Because she had already tried other, more reasonable, options and because there was real urgency, I agreed to send money from her retirement account. It’s important to be clear that she will not be able to retire on the investments she has left. But if she doesn’t make this withdrawal, she may have bigger problems to worry about, like bankruptcy. Because the money was in an Alberta LIRA, we converted it to a LIF and exercised the 50% unlocking option, funding the RRSP. We had to sell $33,000 of investments to provide $23,000 of cash, since 30% tax will be withheld. Even so, she may end up with a tax bill at the end of the year. The result is that she’ll be left with $4000 credit card debt. Maybe she can renegotiate a lower interest rate, but even if not, she should pay it off in nine months, paying $500 per month.
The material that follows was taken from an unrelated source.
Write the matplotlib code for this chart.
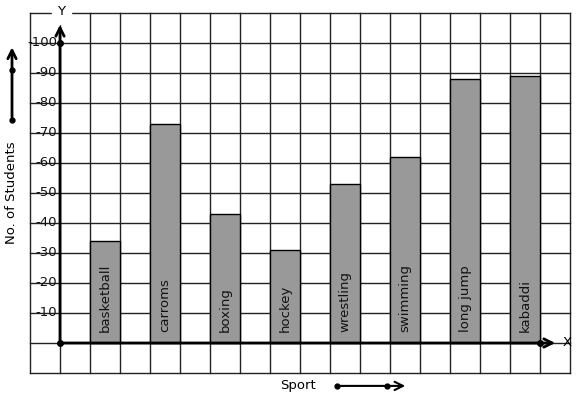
import numpy as np
import matplotlib.pyplot as plt

# data
sports = ['basketball', 'carroms', 'boxing', 'hockey', 'wrestling',
          'swimming', 'long jump', 'kabaddi']
students = [34, 73, 43, 31, 53, 62, 88, 89]
yticks = [10, 20, 30, 40, 50, 60, 70, 80, 90, 100]

W, H = 577, 399
fig = plt.figure(figsize=(W / 100, H / 100), dpi=100)
ax = fig.add_axes([0, 0, 1, 1])
# 1 x-unit = 30 px (one grid cell), 10 y-units = 30 px; origin at px (60, 343)
ax.set_xlim(-60 / 30, (W - 60) / 30)
ax.set_ylim(-(H - 343) / 3, 343 / 3)
ax.axis('off')

# grid
for gx in range(-1, 18):
    ax.plot([gx, gx], [-10, 110], color='#222222', lw=1, zorder=1)
for gy in range(-10, 111, 10):
    ax.plot([-1, 17], [gy, gy], color='#222222', lw=1, zorder=1)

# bars
xs = np.arange(len(sports)) * 2 + 1.5
ax.bar(xs, students, width=1, color='#999999', edgecolor='black', lw=1, zorder=2)
for x, name in zip(xs, sports):
    ax.text(x, 3.5, name, rotation=90, ha='center', va='bottom',
            fontsize=9.5, color='#111111', zorder=3)

# tick labels
for v in yticks:
    ax.text(-0.1, v, '-' + str(v), ha='right', va='center', fontsize=9.5,
            color='#111111', zorder=3)

# axes with arrows
ax.annotate('', xy=(0, 107), xytext=(0, 0),
            arrowprops=dict(arrowstyle='->', lw=2, color='black',
                            mutation_scale=15), zorder=4)
ax.annotate('', xy=(16.6, 0), xytext=(0, 0),
            arrowprops=dict(arrowstyle='->', lw=2, color='black',
                            mutation_scale=15), zorder=4)
ax.plot([0, 0, 16], [0, 100, 0], 'o', color='black', ms=4, zorder=5)
ax.text(0.05, 110.5, 'Y', ha='center', va='center', fontsize=9.5,
        backgroundcolor='white', zorder=5)
ax.text(16.9, 0.3, 'X', ha='center', va='center', fontsize=9.5, zorder=5)

# axis titles
ax.text(-1.6, 50, 'No. of Students', rotation=90, ha='center', va='center',
        fontsize=9.5)
ax.annotate('', xy=(-1.6, 99.5), xytext=(-1.6, 74.3),
            arrowprops=dict(arrowstyle='->', lw=2, color='black',
                            mutation_scale=15))
ax.plot([-1.6, -1.6], [74.3, 91], 'o', color='black', ms=3.5)

ax.text(7.93, -14, 'Sport', ha='center', va='center', fontsize=9.5)
ax.annotate('', xy=(11.6, -14.3), xytext=(9.23, -14.3),
            arrowprops=dict(arrowstyle='->', lw=1.5, color='black',
                            mutation_scale=15))
ax.plot([9.23, 10.9], [-14.3, -14.3], 'o', color='black', ms=3.5)

fig.savefig('out.png', dpi=100)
After the credit card debt is repaid, I’ll encourage her to start funding her RRSP each month using the $500 that had been going to debt repayment. This will have the benefits of increasing her retirement funds, reducing her taxes and keeping their monthly spending low. The lower their monthly spending, the easier it will be to retire. If they have to depend on government programs, even if they both qualify for full CPP and OAS, they can only count on about $2700 per month, taxable.
What could they have done differently? What do you need to do to avoid a similarly sticky debt trap? I have three suggestions that apply to everyone. First, apply for a line of credit at the bank. If you have equity in your home, the bank will probably offer a lower interest rate. In any case, an interest rate lower than what a credit card would charge is acceptable. (Do not apply for credit insurance, which benefits the bank, not you.) If you never draw on the credit, the line of credit should cost you nothing. If you find, one month, that you are not able to pay off your credit card entirely, you will be able to draw funds from the line of credit and save yourself from incurring higher interest costs. One caveat: interest compounds on the line of credit. The second suggestion is to build up an emergency fund. Three to six months of living expenses, in a savings account, will help smooth out any period of low earnings or a break in income. The final suggestion is to see that, if you are working, you have disability insurance. Most benefit packages include adequate coverage, but self employed workers often go without. There is a cost, but it mitigates the risk of earning nothing while not being able to work. With a cash reserve, you can reduce your disability insurance cost by lengthening the waiting period. And, as you progress toward financial independence, you can reduce the benefit amount. Taking these steps BEFORE finding yourself in a sticky situation will make it easier to survive what could be a difficult period.